Finlande, Danemark, Allemagne : les uns après les autres, les Etats européens suspendent les renvois de réfugiés vers la Grèce à la suite d'une décision de justice qui contraint l'UE à reconsidérer ses règles en matière de traitement des demandes d'asile.
La Cour européenne des droits de l'homme a fait souffler un vent de panique en condamnant vendredi la Belgique à verser 20.000 euros à titre de dédommagement à un demandeur d'asile afghan renvoyé en Grèce conformément à une règlementation de l'Union européenne, dite "Dublin II" : celle-ci prévoit que toute demande d'asile soit examinée dans le premier pays d'accueil dans l'Union européenne. La Cour a fondé sa décision sur le fait que les demandeurs d'asile sont systématiquement placés en détention en Grèce et sont souvent brutalisés par la police. En outre, très peu de demandes aboutissent. La décision fait désormais jurisprudence et tous les demandeurs d'asile renvoyés en Grèce par d'autres pays européens en vertu de la règlementation sont pratiquement assurés d'avoir gain de cause s'ils saisissent la justice.
En ordre dispersé, les Etats de l'UE décident en conséquence de traiter les demandes incombant normalement à la Grèce. "Les gouvernements ont la trouille, car des milliers de plaintes pourraient être déposées", a commenté lundi un responsable européen sous couvert de l'anonymat. Après le Danemark dimanche, la Finlande a renoncé lundi à renvoyer les demandeurs d'asile arrivés sur son territoire via la Grèce. La Suède avait pris les devants en novembre 2010. L'Allemagne avait suivi, en décidant de suspendre les renvois pendant un an. L'Autriche a pour sa part vu sa marge de manoeuvre en matière de renvois limitée par la Cour Constitutionnelle. "Beaucoup d'autres pays devraient suivre", a prédit le responsable européen.
La Grèce se frotte les mains d'être ainsi soulagée. La secrétaire d'Etat chargée de l'Immigration, Anna Dalaras, a salué lundi l'"approche positive" des partenaires européens sur "la question de la levée de Dublin II". Avec des dizaines de milliers d'Afghans ou d'Irakiens entrés ces dernières années par la Turquie voisine, le pays s'estime exposé à une charge disproportionnée en matière d'asile et veut remettre en cause la règle actuelle.

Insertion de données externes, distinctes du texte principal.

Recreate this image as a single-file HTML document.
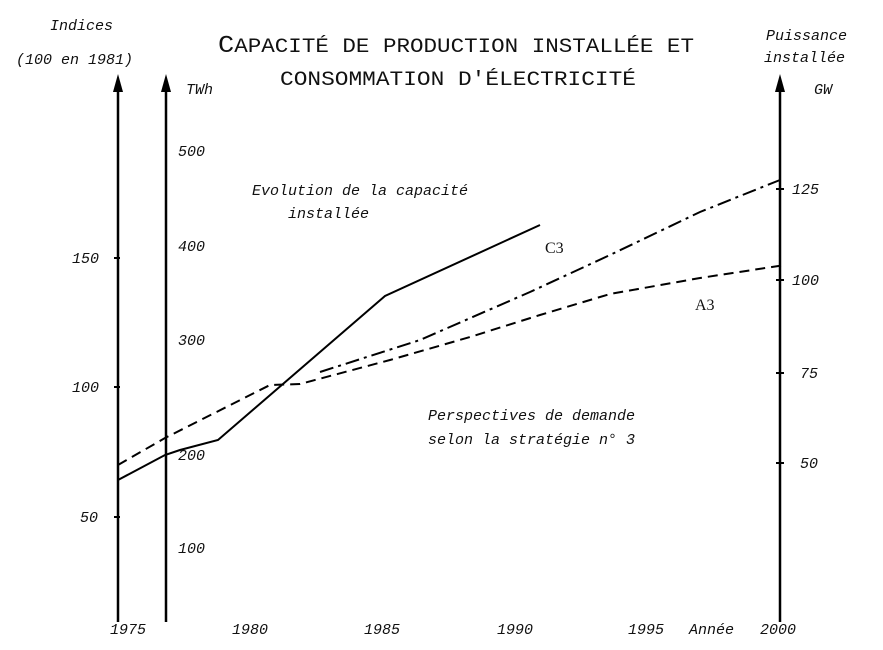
<!DOCTYPE html>
<html><head><meta charset="utf-8"><style>
body{margin:0;background:#fff}
svg{display:block}
text{font-family:"Liberation Mono",monospace;fill:#111}
.i{font-style:italic;font-size:15px}
</style></head><body>
<svg width="883" height="650" viewBox="0 0 883 650" xmlns="http://www.w3.org/2000/svg">
<g stroke="#000" stroke-width="2.5" fill="none">
<line x1="118" y1="622" x2="118" y2="86"/>
<line x1="166" y1="622" x2="166" y2="86"/>
<line x1="780" y1="622" x2="780" y2="86"/>
</g>
<g fill="#000">
<path d="M113,92 L118,74 L123,92 Z"/>
<path d="M161,92 L166,74 L171,92 Z"/>
<path d="M775,92 L780,74 L785,92 Z"/>
</g>
<g stroke="#000" stroke-width="2">
<line x1="114" y1="258" x2="120" y2="258"/><line x1="114" y1="387" x2="120" y2="387"/><line x1="114" y1="517" x2="120" y2="517"/>
<line x1="776" y1="189" x2="784" y2="189"/><line x1="776" y1="280" x2="784" y2="280"/><line x1="776" y1="373" x2="784" y2="373"/><line x1="776" y1="463" x2="784" y2="463"/>
</g>
<text x="50" y="30" class="i">Indices</text>
<text x="16" y="64" class="i">(100 en 1981)</text>
<text x="186" y="94" class="i" font-size="14">TWh</text>
<text x="766" y="40" class="i">Puissance</text>
<text x="764" y="62" class="i">installée</text>
<text x="814" y="94" class="i" font-size="14">GW</text>
<text x="456" y="52" text-anchor="middle" font-size="20" textLength="476" lengthAdjust="spacingAndGlyphs"><tspan font-size="24">C</tspan>APACITÉ DE PRODUCTION INSTALLÉE ET</text>
<text x="458" y="85" text-anchor="middle" font-size="20" textLength="356" lengthAdjust="spacingAndGlyphs">CONSOMMATION D'ÉLECTRICITÉ</text>
<g>
<text x="72" y="263" class="i">150</text><text x="72" y="392" class="i">100</text><text x="80" y="522" class="i">50</text>
<text x="178" y="156" class="i">500</text><text x="178" y="251" class="i">400</text><text x="178" y="345" class="i">300</text><text x="178" y="460" class="i">200</text><text x="178" y="553" class="i">100</text>
<text x="792" y="194" class="i">125</text><text x="792" y="285" class="i">100</text><text x="800" y="378" class="i">75</text><text x="800" y="468" class="i">50</text>
<text x="110" y="634" class="i">1975</text><text x="232" y="634" class="i">1980</text><text x="364" y="634" class="i">1985</text><text x="497" y="634" class="i">1990</text><text x="628" y="634" class="i">1995</text><text x="689" y="634" class="i">Année</text><text x="760" y="634" class="i">2000</text>
<text x="252" y="195" class="i">Evolution de la capacité</text>
<text x="288" y="218" class="i">installée</text>
<text x="428" y="420" class="i">Perspectives de demande</text>
<text x="428" y="444" class="i">selon la stratégie n° 3</text>
</g>
<text x="545" y="253" font-size="16" style="font-family:'Liberation Serif',serif">C3</text>
<text x="695" y="310" font-size="16" style="font-family:'Liberation Serif',serif">A3</text>
<g fill="none" stroke="#000" stroke-width="2">
<polyline points="118,480 165,455 180,450 218,440 385,296 540,225"/>
<polyline stroke-dasharray="10,6" points="118,465 165,438 270,385 300,384 390,360 470,337 540,315 610,294 700,278 785,265"/>
<polyline stroke-dasharray="14,5,3,5" points="320,372 420,340 530,292 610,255 700,212 780,180"/>
</g>
</svg>
</body></html>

La Commission européenne voit ce mouvement conforter aussi sa position. Depuis des mois, elle propose en effet aux gouvernements de réviser les accords de Dublin, mais se heurte au refus de la majorité des Etats, conduits par l'Allemagne et la France. "La Commission a proposé un mécanisme d'urgence" permettant de suspendre les renvois de demandeurs d'asile dans le pays où ils sont entrés dans l'UE lorsque ce pays est confronté à des difficultés, notamment des afflux massifs, a estimé Cecilia Malmström, commissaire européenne chargée du dossier.
Selon l'Agence européenne de surveillance des frontières extérieures (Frontex), plus des trois quarts des 40.977 personnes interceptées au cours du premier semestre 2010 sont entrées via la Grèce en provenance de Turquie. Le refus de toute dérogation à la règle du traitement des demandes dans le premier pays de passage bloque aussi depuis un an l'ambitieux projet de doter l'UE d'un régime commun pour le droit d'asile à l'horizon 2012. "On va voir ce que les Etats vont décider. Maintenant ils ne peuvent plus s'en laver les mains en renvoyant les demandeurs arrivés par la Grèce", a souligné le responsable européen.
L'UE a enregistré près de 250.000 demandes d'asile entre juillet 2009 et septembre 2010. Plus de la moitié -183.000- ont été déposées dans six pays : Allemagne, France, Suède, Belgique, Royaume-Uni et Pays-Bas.